例えば移住者にとって、住居探しは最初の難関かもしれないと思いますが、私が移住して来た時には、アパートも探しやすく特に苦労はしませんでした。

さらには、スーパーが遅くまでやっているということや、朝早くから夜遅くまでやっている温泉が数多くあって、気軽に温泉に入れるといった生活に関するエピソードもお話いただきました。

広瀬さん:三沢では気軽に温泉に入れるので、それは間違いなくアドバンテージですよね。温泉の選択肢が多くあるというところ。少しずつ減っていますが、それでも東京で銭湯に入ろうとして、朝から入れる銭湯なんか存在しません。だいたい早くても昼の3時からとかで、夜の10時には閉まっちゃうとところがざらなので、こんなに長い時間営業している温泉があるっていうのは、もうとにかく驚きました。

三沢市のこれから

川口:これからの三沢について期待することはありますか?

広瀬さん:何か変わってほしいとか、何か面白いことを待っているのではなくて、とにかく自分たちでやっていきたいという人達がいる場所はやっぱり大事で、それを感じられるかどうかっていうのは結構大きいかなと思います。

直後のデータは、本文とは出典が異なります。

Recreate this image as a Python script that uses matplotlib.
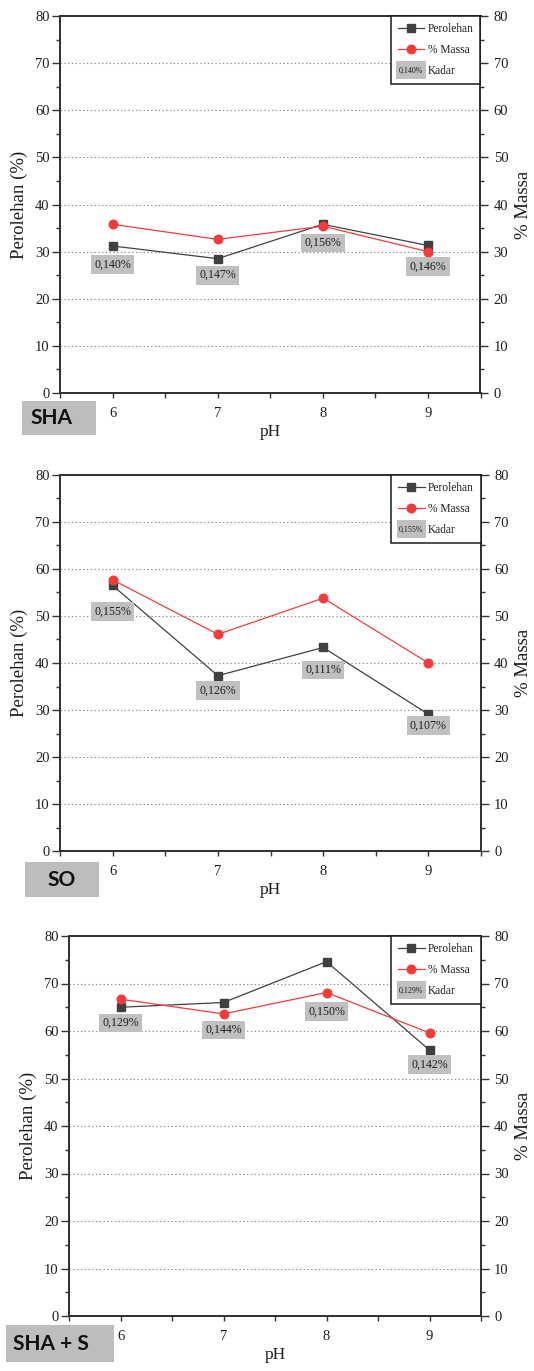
import matplotlib
matplotlib.use("Agg")
import matplotlib.pyplot as plt
import matplotlib.text as mtext
from matplotlib.patches import Rectangle
from matplotlib.legend_handler import HandlerBase
from matplotlib.ticker import MultipleLocator

# ---- data -------------------------------------------------------------
ph = [6, 7, 8, 9]

sha_perolehan = [31.2, 28.5, 35.8, 31.3]
sha_massa = [35.8, 32.6, 35.4, 30.0]
sha_kadar = ["0,140%", "0,147%", "0,156%", "0,146%"]

so_perolehan = [56.5, 37.3, 43.3, 29.1]
so_massa = [57.7, 46.1, 53.8, 40.0]
so_kadar = ["0,155%", "0,126%", "0,111%", "0,107%"]

shas_perolehan = [65.0, 66.0, 74.6, 56.0]
shas_massa = [66.7, 63.6, 68.1, 59.6]
shas_kadar = ["0,129%", "0,144%", "0,150%", "0,142%"]

sample_names = ["SHA", "SO", "SHA + S"]

# where each "Kadar" tag sits (y, in % units)
sha_tag_y = [27.3, 25.0, 31.8, 26.8]
so_tag_y = [50.9, 34.1, 38.5, 26.7]
shas_tag_y = [61.7, 60.2, 64.1, 53.0]

# ---- style ------------------------------------------------------------
W, H = 534, 1371
SERIF = "Liberation Serif"
SPINE = "#333333"
TXT = "#1e1e1e"
GREY_LINE = "#404040"
RED = "#f03c3c"
TAG_BG = "#c0c0c0"

plt.rcParams["font.family"] = [SERIF, "DejaVu Serif"]

fig = plt.figure(figsize=(W / 100, H / 100), dpi=100)


def px_rect(left, top, right, bottom):
    return [left / W, 1 - bottom / H, (right - left) / W, (bottom - top) / H]


class KadarHandle:
    def __init__(self, text):
        self.text = text


class KadarHandler(HandlerBase):
    def legend_artist(self, legend, orig_handle, fontsize, handlebox):
        x0, y0 = handlebox.xdescent, handlebox.ydescent
        w, h = handlebox.width, handlebox.height
        tr = handlebox.get_transform()
        rect = Rectangle((-x0 - 1, -y0 - 3.5), w + 2, h + 7,
                         facecolor=TAG_BG, edgecolor="none", transform=tr)
        txt = mtext.Text(-x0 + w / 2, -y0 + h / 2 - 0.5, orig_handle.text,
                         ha="center", va="center", fontsize=5.8,
                         family=SERIF, color=TXT, transform=tr)
        handlebox.add_artist(rect)
        handlebox.add_artist(txt)
        return rect


def draw_panel(rect_px, perolehan, massa, kadar, tag_y, name, name_box,
               name_x):
    ax = fig.add_axes(px_rect(*rect_px))
    ax2 = ax.twinx()

    for a in (ax, ax2):
        a.set_xlim(5.5, 9.5)
        a.set_ylim(0, 80)
        a.yaxis.set_major_locator(MultipleLocator(10))
        a.yaxis.set_minor_locator(MultipleLocator(5))
        a.xaxis.set_major_locator(MultipleLocator(1))
        a.xaxis.set_minor_locator(MultipleLocator(0.5))
        for s in a.spines.values():
            s.set_color(SPINE)
            s.set_linewidth(1.4)
        a.tick_params(which="both", direction="out", colors=SPINE,
                      labelcolor=TXT, labelsize=10.5, width=1.0)
        a.tick_params(which="major", length=5.5)
        a.tick_params(which="minor", length=3)
        a.tick_params(axis="x", which="both", length=3.5, pad=6.5)
    ax.tick_params(axis="y", pad=2)
    ax2.tick_params(axis="y", pad=4)

    ax.yaxis.grid(True, which="major", linestyle=(0, (1.2, 2.2)),
                  color="#8a8a8a", linewidth=0.8)
    ax.set_axisbelow(True)

    l1, = ax.plot(ph, perolehan, color=GREY_LINE, lw=0.9, marker="s",
                  markersize=5.2, markerfacecolor=GREY_LINE,
                  markeredgecolor=GREY_LINE, label="Perolehan", zorder=3)
    l2, = ax2.plot(ph, massa, color=RED, lw=0.9, marker="o",
                   markersize=6.2, markerfacecolor=RED, markeredgecolor=RED,
                   label="% Massa", zorder=3)

    for x, y, s in zip(ph, tag_y, kadar):
        ax2.text(x, y, s, ha="center", va="center", fontsize=8.6,
                 color=TXT, zorder=6,
                 bbox=dict(boxstyle="square,pad=0.28", fc=TAG_BG, ec="none"))

    ax.set_xticks(ph)
    ax.set_xticklabels([str(v) for v in ph])
    ax.set_xlabel("pH", fontsize=12.5, color=TXT, labelpad=3)
    ax2.tick_params(axis="x", which="both", bottom=False, top=False,
                    labelbottom=False)
    ax.tick_params(axis="x", which="both", top=False)

    left, top, right, bottom = rect_px
    yc = 1 - (top + bottom) / 2 / H
    fig.text((left - 41) / W, yc, "Perolehan (%)", rotation=90,
             ha="center", va="center", fontsize=13.5, color=TXT)
    fig.text(524 / W, yc, "% Massa", rotation=90, ha="center",
             va="center", fontsize=13.5, color=TXT)

    leg = ax2.legend([l1, l2, KadarHandle(kadar[0])],
                     ["Perolehan", "% Massa", "Kadar"],
                     handler_map={KadarHandle: KadarHandler()},
                     loc="upper right", bbox_to_anchor=(1, 1),
                     borderaxespad=0, fontsize=8.3, frameon=True,
                     fancybox=False, framealpha=1, edgecolor="#1a1a1a",
                     handlelength=2.3, handletextpad=0.3,
                     labelspacing=0.78, borderpad=0.6, numpoints=1)
    leg.get_frame().set_linewidth(1.1)
    for t in leg.get_texts():
        t.set_color(TXT)

    bx0, by0, bx1, by1 = name_box
    fig.add_artist(Rectangle((bx0 / W, 1 - by1 / H), (bx1 - bx0) / W,
                             (by1 - by0) / H, transform=fig.transFigure,
                             facecolor="#bdbdbd", edgecolor="none"))
    fig.text(name_x / W, 1 - (by0 + by1) / 2 / H, name,
             ha="center", va="center", fontsize=15, fontweight="bold",
             family=["Lato", "DejaVu Sans"], color="#111111")
    return ax, ax2


draw_panel((60, 16, 480.5, 393), sha_perolehan, sha_massa, sha_kadar,
           sha_tag_y, sample_names[0], (22, 401, 96, 435), 51)
draw_panel((60, 475, 481, 851), so_perolehan, so_massa, so_kadar,
           so_tag_y, sample_names[1], (25, 862, 99, 897), 62)
draw_panel((69, 936, 481, 1316), shas_perolehan, shas_massa, shas_kadar,
           shas_tag_y, sample_names[2], (6, 1325, 114, 1362), 51)

fig.savefig("out.png", dpi=100)
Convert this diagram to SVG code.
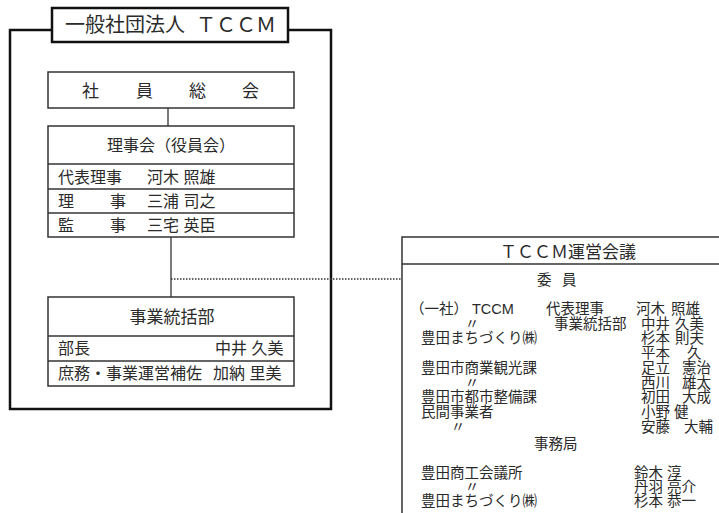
<svg xmlns="http://www.w3.org/2000/svg" width="719" height="513" viewBox="0 0 719 513">
<style>
text{font-family:"Liberation Sans","Noto Sans CJK JP",sans-serif;fill:#2a2a2a}
.box{fill:#fff;stroke:#333;stroke-width:1.5}
.thick{fill:none;stroke:#111;stroke-width:2.5}
.ln{stroke:#333;stroke-width:1.3;fill:none}
.t20{font-size:20px}
.t17{font-size:17px}
.t16{font-size:16px}
.t14{font-size:14.5px}
.mid{text-anchor:middle}
</style>
<g id="outer">
<rect x="10" y="30" width="321" height="379" class="thick"/>
<rect x="52" y="8" width="236" height="34" fill="#fff" stroke="#111" stroke-width="2.5"/>
<text class="t20" y="32"><tspan x="65">一般社団法人</tspan><tspan x="196">ＴＣＣＭ</tspan></text>
</g>
<g id="connectors">
<line x1="168" y1="108" x2="168" y2="126" class="ln"/>
<line x1="171" y1="237" x2="171" y2="297" class="ln"/>
<line x1="171" y1="279" x2="402" y2="279" stroke="#333" stroke-width="1.5" stroke-dasharray="1.5 1.5"/>
</g>
<g id="shain">
<rect x="48" y="72" width="246" height="36" class="box"/>
<text class="t17" y="97"><tspan x="82">社</tspan><tspan x="136">員</tspan><tspan x="189">総</tspan><tspan x="242">会</tspan></text>
</g>
<g id="rijikai">
<rect x="48" y="126" width="246" height="111" class="box"/>
<line x1="48" y1="164" x2="294" y2="164" class="ln"/>
<line x1="48" y1="189" x2="294" y2="189" class="ln"/>
<line x1="48" y1="213" x2="294" y2="213" class="ln"/>
<text class="t16 mid" x="171" y="151">理事会（役員会）</text>
<text class="t16" y="183"><tspan x="58">代表理事</tspan><tspan x="147">河木 照雄</tspan></text>
<text class="t16" y="207"><tspan x="58">理</tspan><tspan x="110">事</tspan><tspan x="147">三浦 司之</tspan></text>
<text class="t16" y="231"><tspan x="58">監</tspan><tspan x="110">事</tspan><tspan x="147">三宅 英臣</tspan></text>
</g>
<g id="jigyo">
<rect x="48" y="297" width="246" height="89" class="box"/>
<line x1="48" y1="336" x2="294" y2="336" class="ln"/>
<line x1="48" y1="361" x2="294" y2="361" class="ln"/>
<text class="t17 mid" x="172" y="323">事業統括部</text>
<text class="t16" y="354"><tspan x="58">部長</tspan><tspan x="215">中井 久美</tspan></text>
<text class="t16" y="379"><tspan x="58">庶務・事業運営補佐</tspan><tspan x="213">加納 里美</tspan></text>
</g>
<g id="unei">
<rect x="402" y="237" width="330" height="290" class="box"/>
<line x1="402" y1="264" x2="719" y2="264" class="ln"/>
<text class="t17 mid" x="568" y="258">ＴＣＣＭ運営会議</text>
<text class="t14" y="285"><tspan x="537">委</tspan><tspan x="562">員</tspan></text>
<g class="t14">
<text y="314"><tspan x="410">（一社）</tspan><tspan x="472">TCCM</tspan><tspan x="546">代表理事</tspan><tspan x="636">河木</tspan><tspan x="671">照雄</tspan></text>
<text y="329"><tspan x="472" class="mid">〃</tspan><tspan x="554">事業統括部</tspan><tspan x="641">中井</tspan><tspan x="675">久美</tspan></text>
<text y="343"><tspan x="421">豊田まちづくり㈱</tspan><tspan x="641">杉本</tspan><tspan x="675">則夫</tspan></text>
<text y="358"><tspan x="641">平本</tspan><tspan x="687">久</tspan></text>
<text y="373"><tspan x="421">豊田市商業観光課</tspan><tspan x="641">足立</tspan><tspan x="682">憲治</tspan></text>
<text y="387.5"><tspan x="472" class="mid">〃</tspan><tspan x="641">西川</tspan><tspan x="682">雄太</tspan></text>
<text y="402"><tspan x="421">豊田市都市整備課</tspan><tspan x="641">初田</tspan><tspan x="682">大成</tspan></text>
<text y="417"><tspan x="421">民間事業者</tspan><tspan x="641">小野</tspan><tspan x="674">健</tspan></text>
<text y="431.5"><tspan x="458" class="mid">〃</tspan><tspan x="641">安藤</tspan><tspan x="684">大輔</tspan></text>
<text y="449" x="534">事務局</text>
<text y="478"><tspan x="421">豊田商工会議所</tspan><tspan x="634">鈴木</tspan><tspan x="667">淳</tspan></text>
<text y="492"><tspan x="472" class="mid">〃</tspan><tspan x="634">丹羽</tspan><tspan x="667">亮介</tspan></text>
<text y="506"><tspan x="421">豊田まちづくり㈱</tspan><tspan x="634">杉本</tspan><tspan x="667">恭一</tspan></text>
</g>
</g>
</svg>
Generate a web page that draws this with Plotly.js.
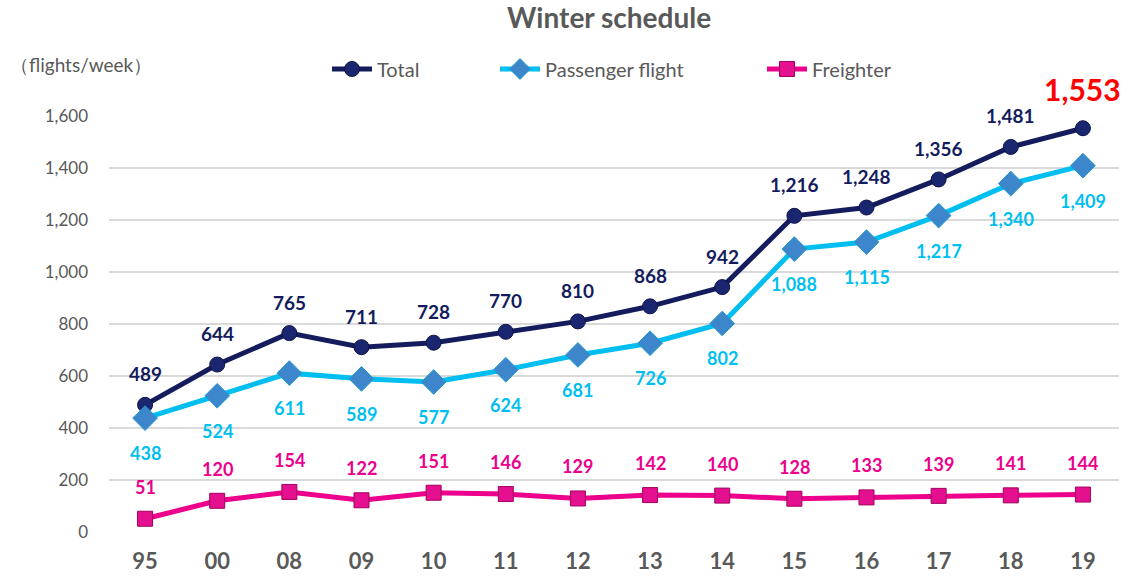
<!DOCTYPE html>
<html><head><meta charset="utf-8">
<script src="https://cdn.plot.ly/plotly-3.0.1.min.js"></script>
<style>html,body{margin:0;padding:0;background:#fff}#chart{width:1128px;height:582px}</style>
</head><body><div id="chart"></div>
<script>
const categories = ["95","00","08","09","10","11","12","13","14","15","16","17","18","19"];
const totalValues = [489,644,765,711,728,770,810,868,942,1216,1248,1356,1481,1553];
const passengerValues = [438,524,611,589,577,624,681,726,802,1088,1115,1217,1340,1409];
const freighterValues = [51,120,154,122,151,146,129,142,140,128,133,139,141,144];
const yTicks = [0,200,400,600,800,1000,1200,1400,1600];

const FONT = "Lato, 'Open Sans', sans-serif";
const cNavy = "#141C5E", cCyan = "#00BFF0", cMag = "#EC008C";
const idx = categories.map((c, i) => i);

const traces = [
  {x: idx, y: totalValues, name: "Total", type: "scatter", mode: "lines+markers", legend: "legend",
   line: {color: cNavy, width: 5}, marker: {symbol: "circle", size: 15, color: "#1B2670", line: {color: "#0E1448", width: 1}}},
  {x: idx, y: passengerValues, name: "Passenger flight", type: "scatter", mode: "lines+markers", legend: "legend2",
   line: {color: cCyan, width: 5}, marker: {symbol: "diamond", size: 19, color: "#3E86CC", line: {color: "#1F9BD0", width: 1}}},
  {x: idx, y: freighterValues, name: "Freighter", type: "scatter", mode: "lines+markers", legend: "legend3",
   line: {color: cMag, width: 5}, marker: {symbol: "square", size: 15, color: "#E5108F", line: {color: "#A0005E", width: 1}}}
];

const fmt = v => v.toLocaleString("en-US");
const annotations = [];
idx.forEach(i => {
  const last = i === categories.length - 1;
  annotations.push({x: i, y: totalValues[i], text: fmt(totalValues[i]), showarrow: false,
    yshift: last ? 39 : 31, font: {family: FONT, size: last ? 30 : 19, color: last ? "#FF0000" : cNavy, weight: "bold"}});
  annotations.push({x: i, y: passengerValues[i], text: fmt(passengerValues[i]), showarrow: false,
    yshift: -35, font: {family: FONT, size: 18, color: cCyan, weight: "bold"}});
  annotations.push({x: i, y: freighterValues[i], text: fmt(freighterValues[i]), showarrow: false,
    yshift: 32, font: {family: FONT, size: 18, color: cMag, weight: "bold"}});
});
annotations.push({xref: "paper", yref: "paper", x: -0.1, y: 1.125, xanchor: "left", yanchor: "middle",
  text: "（flights/week）", showarrow: false, font: {family: FONT, size: 19, color: "#595959"}});

const legFont = {family: FONT, size: 20, color: "#595959"};
const mkLeg = x => ({orientation: "h", x: x, xanchor: "left", y: 1.113, yanchor: "middle",
  font: legFont, itemwidth: 40, bgcolor: "rgba(0,0,0,0)"});

const layout = {
  width: 1128, height: 582,
  margin: {l: 109, r: 9, t: 116, b: 50},
  paper_bgcolor: "#ffffff", plot_bgcolor: "#ffffff",
  title: {text: "<b>Winter schedule</b>", x: 0.54, xanchor: "center", y: 0.968, yanchor: "middle",
    font: {family: FONT, size: 28, color: "#595959"}},
  showlegend: true,
  legend: mkLeg((327 - 109) / 1010),
  legend2: mkLeg((495 - 109) / 1010),
  legend3: mkLeg((762 - 109) / 1010),
  xaxis: {range: [-0.5, categories.length - 0.5], tickvals: idx, ticktext: categories,
    showgrid: false, zeroline: false, showline: false, ticks: "",
    tickfont: {family: FONT, size: 22, color: "#595959", weight: "bold"}, ticklabelstandoff: 14},
  yaxis: {range: [0, 1600], tickvals: yTicks, ticktext: yTicks.map(fmt), showgrid: true,
    gridcolor: "#D9D9D9", gridwidth: 1.5, zeroline: false, showline: false, ticks: "",
    tickfont: {family: FONT, size: 17, color: "#595959"}, ticklabelstandoff: 20},
  annotations: annotations
};

Plotly.newPlot("chart", traces, layout, {displayModeBar: false, staticPlot: true});
</script></body></html>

三沢にはほかにはないおもしろい取り組みをやりたいと思った時にやることのできる土壌があり、実際に広瀬さんのお知り合いも「マーケットキャラバン」というストリートマーケットのイベントを主催されていたりします。若い人たちがこれから三沢市で生活していくためにどんなコミュニティーをつくることが必要かを考えてさまざまな仕掛けに取り組んでいる人たちが三沢の街でさまざまな活動を展開しているようです。将来的にはボランティアなどもふくめ、だれでもアクティブに活動できる場所ができればよい、とのお話も聞かせていただきました。